**Exercise objective**
Locate all lines in the data below that hold "with" and show them.
━━ Material for this task
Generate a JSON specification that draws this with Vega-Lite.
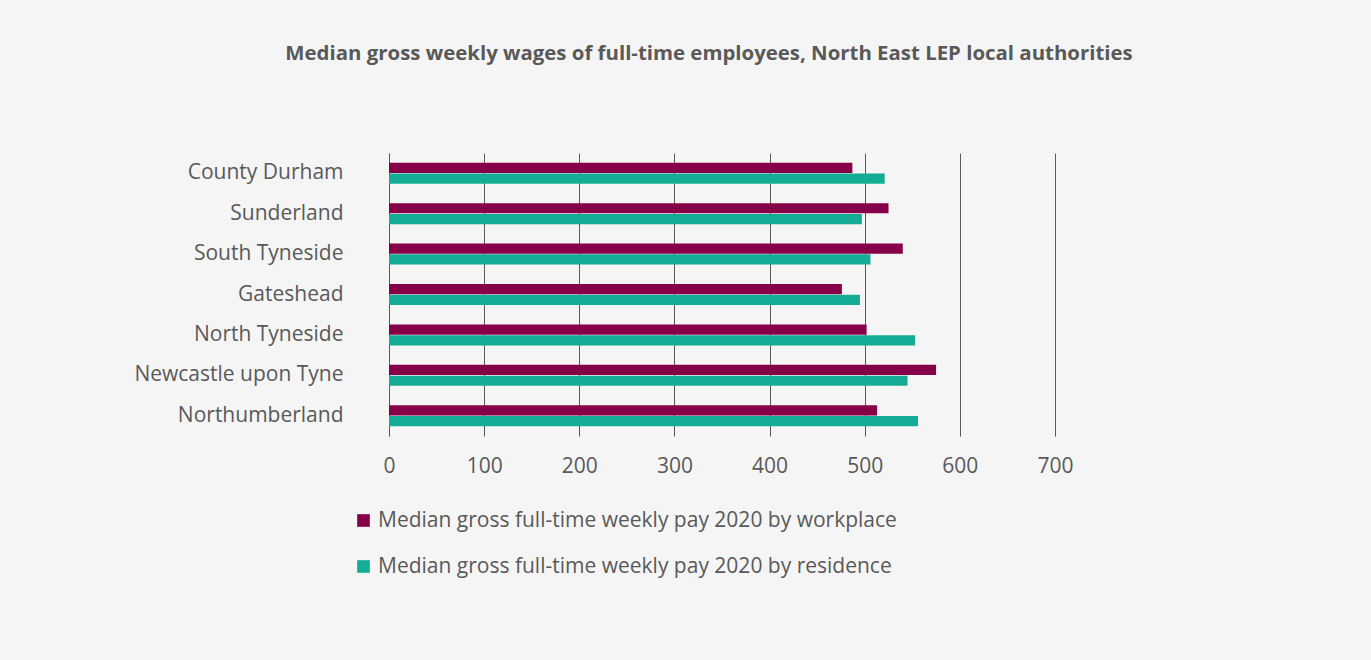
━━━━
━━ Material for this task
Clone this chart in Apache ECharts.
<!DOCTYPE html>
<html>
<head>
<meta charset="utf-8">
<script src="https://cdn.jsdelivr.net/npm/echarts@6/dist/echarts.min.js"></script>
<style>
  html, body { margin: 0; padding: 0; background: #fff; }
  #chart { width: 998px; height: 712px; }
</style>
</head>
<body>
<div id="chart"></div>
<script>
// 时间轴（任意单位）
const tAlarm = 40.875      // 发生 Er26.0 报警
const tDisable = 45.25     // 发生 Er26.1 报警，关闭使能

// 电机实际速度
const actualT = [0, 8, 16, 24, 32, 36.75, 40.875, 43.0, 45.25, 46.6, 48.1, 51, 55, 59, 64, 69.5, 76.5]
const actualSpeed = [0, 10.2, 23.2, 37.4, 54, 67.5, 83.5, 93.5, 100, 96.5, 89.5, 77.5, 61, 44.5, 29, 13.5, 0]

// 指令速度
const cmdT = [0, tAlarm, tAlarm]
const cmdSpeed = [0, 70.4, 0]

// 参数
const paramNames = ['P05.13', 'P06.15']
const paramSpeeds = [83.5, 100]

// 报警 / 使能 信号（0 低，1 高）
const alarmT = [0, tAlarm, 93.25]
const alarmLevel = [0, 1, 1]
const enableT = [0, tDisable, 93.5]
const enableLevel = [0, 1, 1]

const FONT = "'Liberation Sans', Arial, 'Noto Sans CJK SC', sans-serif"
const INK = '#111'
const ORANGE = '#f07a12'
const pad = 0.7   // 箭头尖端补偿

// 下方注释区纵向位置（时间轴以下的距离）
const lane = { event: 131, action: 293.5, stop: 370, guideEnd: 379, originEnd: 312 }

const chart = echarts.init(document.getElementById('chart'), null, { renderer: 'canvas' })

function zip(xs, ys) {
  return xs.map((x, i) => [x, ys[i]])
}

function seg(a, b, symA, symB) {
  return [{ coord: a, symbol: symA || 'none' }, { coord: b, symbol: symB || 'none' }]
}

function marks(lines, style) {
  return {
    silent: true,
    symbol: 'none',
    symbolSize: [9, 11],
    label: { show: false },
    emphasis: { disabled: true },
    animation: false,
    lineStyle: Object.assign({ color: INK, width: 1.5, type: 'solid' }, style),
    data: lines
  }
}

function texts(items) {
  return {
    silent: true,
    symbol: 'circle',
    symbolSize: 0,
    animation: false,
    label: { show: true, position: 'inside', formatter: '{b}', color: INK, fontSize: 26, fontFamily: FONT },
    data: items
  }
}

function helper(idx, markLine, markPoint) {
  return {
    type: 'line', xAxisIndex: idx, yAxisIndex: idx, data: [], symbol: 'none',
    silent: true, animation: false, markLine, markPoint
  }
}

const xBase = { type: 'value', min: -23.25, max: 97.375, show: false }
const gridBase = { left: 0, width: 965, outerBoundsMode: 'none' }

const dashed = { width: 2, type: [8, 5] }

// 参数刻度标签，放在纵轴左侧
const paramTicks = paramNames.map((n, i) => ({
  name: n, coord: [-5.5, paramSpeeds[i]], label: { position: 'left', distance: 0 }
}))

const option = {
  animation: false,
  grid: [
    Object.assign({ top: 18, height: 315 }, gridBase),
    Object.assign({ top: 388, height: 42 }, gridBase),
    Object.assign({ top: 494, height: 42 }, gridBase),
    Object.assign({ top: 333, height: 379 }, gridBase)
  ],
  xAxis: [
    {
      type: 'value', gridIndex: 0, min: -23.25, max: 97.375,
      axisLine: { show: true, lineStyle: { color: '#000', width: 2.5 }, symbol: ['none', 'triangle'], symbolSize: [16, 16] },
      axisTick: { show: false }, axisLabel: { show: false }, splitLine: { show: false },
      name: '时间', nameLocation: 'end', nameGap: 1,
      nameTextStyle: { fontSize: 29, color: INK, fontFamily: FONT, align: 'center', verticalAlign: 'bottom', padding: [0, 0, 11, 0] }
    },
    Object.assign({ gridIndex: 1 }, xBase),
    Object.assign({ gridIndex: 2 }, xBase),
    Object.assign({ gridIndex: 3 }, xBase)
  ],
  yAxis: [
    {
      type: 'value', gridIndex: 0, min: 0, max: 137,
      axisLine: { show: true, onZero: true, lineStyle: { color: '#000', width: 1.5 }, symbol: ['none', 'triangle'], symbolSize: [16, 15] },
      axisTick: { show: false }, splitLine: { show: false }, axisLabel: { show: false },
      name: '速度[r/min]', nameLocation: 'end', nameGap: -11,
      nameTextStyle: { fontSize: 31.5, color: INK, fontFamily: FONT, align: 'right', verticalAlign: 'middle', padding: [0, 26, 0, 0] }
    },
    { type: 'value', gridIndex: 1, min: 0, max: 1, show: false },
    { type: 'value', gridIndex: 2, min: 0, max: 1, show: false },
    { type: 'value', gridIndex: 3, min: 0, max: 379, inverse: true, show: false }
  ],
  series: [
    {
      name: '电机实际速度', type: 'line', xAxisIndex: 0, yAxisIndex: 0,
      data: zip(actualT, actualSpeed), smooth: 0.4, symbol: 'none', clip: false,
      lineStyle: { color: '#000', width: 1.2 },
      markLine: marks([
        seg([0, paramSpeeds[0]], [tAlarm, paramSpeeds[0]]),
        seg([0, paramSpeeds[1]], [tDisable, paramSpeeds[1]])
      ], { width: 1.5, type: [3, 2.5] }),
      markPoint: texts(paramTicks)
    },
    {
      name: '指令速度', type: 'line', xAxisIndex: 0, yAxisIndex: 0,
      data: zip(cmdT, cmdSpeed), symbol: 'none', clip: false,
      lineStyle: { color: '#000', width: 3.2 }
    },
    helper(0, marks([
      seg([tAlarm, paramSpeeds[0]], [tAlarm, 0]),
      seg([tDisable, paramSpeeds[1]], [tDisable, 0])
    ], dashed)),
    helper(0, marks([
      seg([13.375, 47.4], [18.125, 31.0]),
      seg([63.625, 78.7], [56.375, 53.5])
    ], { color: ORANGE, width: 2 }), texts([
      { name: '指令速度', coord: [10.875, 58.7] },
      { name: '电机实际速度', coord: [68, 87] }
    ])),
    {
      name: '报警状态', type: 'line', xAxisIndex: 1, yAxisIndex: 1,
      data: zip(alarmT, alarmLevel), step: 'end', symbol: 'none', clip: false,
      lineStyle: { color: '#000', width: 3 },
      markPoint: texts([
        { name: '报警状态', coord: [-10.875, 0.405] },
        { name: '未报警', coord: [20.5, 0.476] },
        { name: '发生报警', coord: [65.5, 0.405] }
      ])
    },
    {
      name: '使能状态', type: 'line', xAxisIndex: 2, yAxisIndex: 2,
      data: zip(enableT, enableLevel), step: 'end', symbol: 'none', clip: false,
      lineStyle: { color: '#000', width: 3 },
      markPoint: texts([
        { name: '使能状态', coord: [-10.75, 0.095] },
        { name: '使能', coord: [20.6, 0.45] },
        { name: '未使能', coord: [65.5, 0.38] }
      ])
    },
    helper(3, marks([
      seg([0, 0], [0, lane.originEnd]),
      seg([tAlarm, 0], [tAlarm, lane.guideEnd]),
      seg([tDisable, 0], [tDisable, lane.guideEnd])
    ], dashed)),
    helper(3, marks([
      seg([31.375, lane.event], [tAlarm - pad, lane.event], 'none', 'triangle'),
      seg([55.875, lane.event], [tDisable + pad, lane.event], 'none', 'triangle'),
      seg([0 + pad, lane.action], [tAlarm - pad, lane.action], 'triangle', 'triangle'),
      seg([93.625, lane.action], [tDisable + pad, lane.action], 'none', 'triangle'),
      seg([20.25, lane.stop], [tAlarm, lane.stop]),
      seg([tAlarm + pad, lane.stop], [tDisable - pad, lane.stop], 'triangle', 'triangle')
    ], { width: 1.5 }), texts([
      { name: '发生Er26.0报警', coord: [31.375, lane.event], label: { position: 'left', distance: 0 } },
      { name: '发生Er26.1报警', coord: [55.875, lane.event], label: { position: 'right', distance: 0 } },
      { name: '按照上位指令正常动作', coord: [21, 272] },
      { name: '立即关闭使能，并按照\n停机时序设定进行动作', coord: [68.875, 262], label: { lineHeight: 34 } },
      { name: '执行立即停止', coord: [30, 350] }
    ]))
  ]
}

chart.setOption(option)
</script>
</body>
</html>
━━━━
━━ Material for this task
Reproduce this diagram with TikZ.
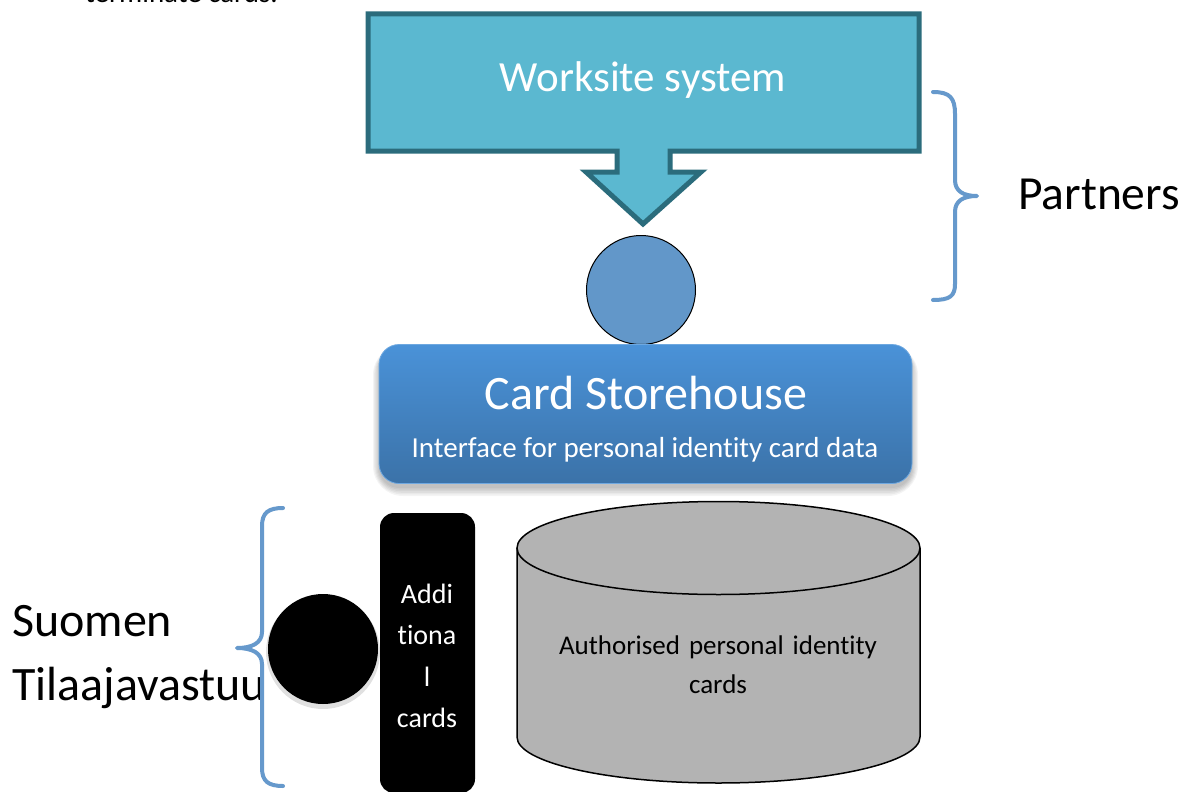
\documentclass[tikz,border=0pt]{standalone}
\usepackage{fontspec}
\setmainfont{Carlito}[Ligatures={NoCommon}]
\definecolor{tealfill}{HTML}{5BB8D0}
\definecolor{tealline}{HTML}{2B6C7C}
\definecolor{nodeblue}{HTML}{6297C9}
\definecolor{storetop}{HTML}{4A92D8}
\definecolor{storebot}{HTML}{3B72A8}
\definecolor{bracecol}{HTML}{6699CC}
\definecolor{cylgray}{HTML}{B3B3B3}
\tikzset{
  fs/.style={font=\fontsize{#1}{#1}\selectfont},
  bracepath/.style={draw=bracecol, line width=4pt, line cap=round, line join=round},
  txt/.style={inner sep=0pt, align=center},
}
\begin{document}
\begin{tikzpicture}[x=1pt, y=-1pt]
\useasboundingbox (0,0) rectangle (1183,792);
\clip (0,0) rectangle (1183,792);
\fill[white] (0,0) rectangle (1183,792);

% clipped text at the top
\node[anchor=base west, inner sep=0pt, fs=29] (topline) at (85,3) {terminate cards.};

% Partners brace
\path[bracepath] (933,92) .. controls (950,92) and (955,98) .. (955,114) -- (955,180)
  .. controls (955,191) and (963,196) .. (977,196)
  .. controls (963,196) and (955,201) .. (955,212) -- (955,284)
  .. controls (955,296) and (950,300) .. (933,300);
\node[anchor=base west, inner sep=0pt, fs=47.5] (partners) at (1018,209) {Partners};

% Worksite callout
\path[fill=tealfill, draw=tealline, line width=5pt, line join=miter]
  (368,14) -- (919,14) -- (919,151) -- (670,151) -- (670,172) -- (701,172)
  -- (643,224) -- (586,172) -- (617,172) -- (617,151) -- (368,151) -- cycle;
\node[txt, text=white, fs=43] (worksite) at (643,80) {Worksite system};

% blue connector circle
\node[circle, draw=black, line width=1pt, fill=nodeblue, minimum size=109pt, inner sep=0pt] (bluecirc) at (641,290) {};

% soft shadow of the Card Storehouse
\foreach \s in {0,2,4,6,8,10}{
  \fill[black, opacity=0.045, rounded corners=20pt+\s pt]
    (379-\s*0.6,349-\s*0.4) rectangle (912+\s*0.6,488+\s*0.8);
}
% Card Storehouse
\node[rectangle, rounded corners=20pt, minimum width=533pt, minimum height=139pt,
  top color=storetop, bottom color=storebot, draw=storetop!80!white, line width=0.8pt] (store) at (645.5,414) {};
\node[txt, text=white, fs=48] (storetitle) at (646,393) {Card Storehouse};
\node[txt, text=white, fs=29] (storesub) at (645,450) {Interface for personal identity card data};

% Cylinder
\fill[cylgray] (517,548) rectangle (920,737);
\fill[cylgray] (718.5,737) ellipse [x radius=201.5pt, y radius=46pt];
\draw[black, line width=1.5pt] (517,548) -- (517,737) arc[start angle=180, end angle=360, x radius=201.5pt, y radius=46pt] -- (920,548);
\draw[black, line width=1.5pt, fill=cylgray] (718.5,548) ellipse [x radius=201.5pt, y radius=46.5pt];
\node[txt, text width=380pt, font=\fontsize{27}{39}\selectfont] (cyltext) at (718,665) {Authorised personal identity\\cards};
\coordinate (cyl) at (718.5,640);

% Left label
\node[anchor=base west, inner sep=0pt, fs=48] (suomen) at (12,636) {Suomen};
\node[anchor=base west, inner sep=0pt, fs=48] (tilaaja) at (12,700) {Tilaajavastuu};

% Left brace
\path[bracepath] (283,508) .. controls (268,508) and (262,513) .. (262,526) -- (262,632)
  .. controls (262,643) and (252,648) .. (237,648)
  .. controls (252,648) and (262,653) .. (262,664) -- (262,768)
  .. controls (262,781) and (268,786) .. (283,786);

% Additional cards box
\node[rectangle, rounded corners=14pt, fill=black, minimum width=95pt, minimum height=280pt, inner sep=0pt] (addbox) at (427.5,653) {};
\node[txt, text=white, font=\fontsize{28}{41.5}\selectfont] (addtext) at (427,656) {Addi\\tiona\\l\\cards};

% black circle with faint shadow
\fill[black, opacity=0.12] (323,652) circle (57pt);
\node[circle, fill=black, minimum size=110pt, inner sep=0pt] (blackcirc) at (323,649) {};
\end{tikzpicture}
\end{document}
━━━━
**Finished answer**
Generate a JSON specification that draws this with Vega-Lite.
Reproduce this diagram with TikZ.
% black circle with faint shadow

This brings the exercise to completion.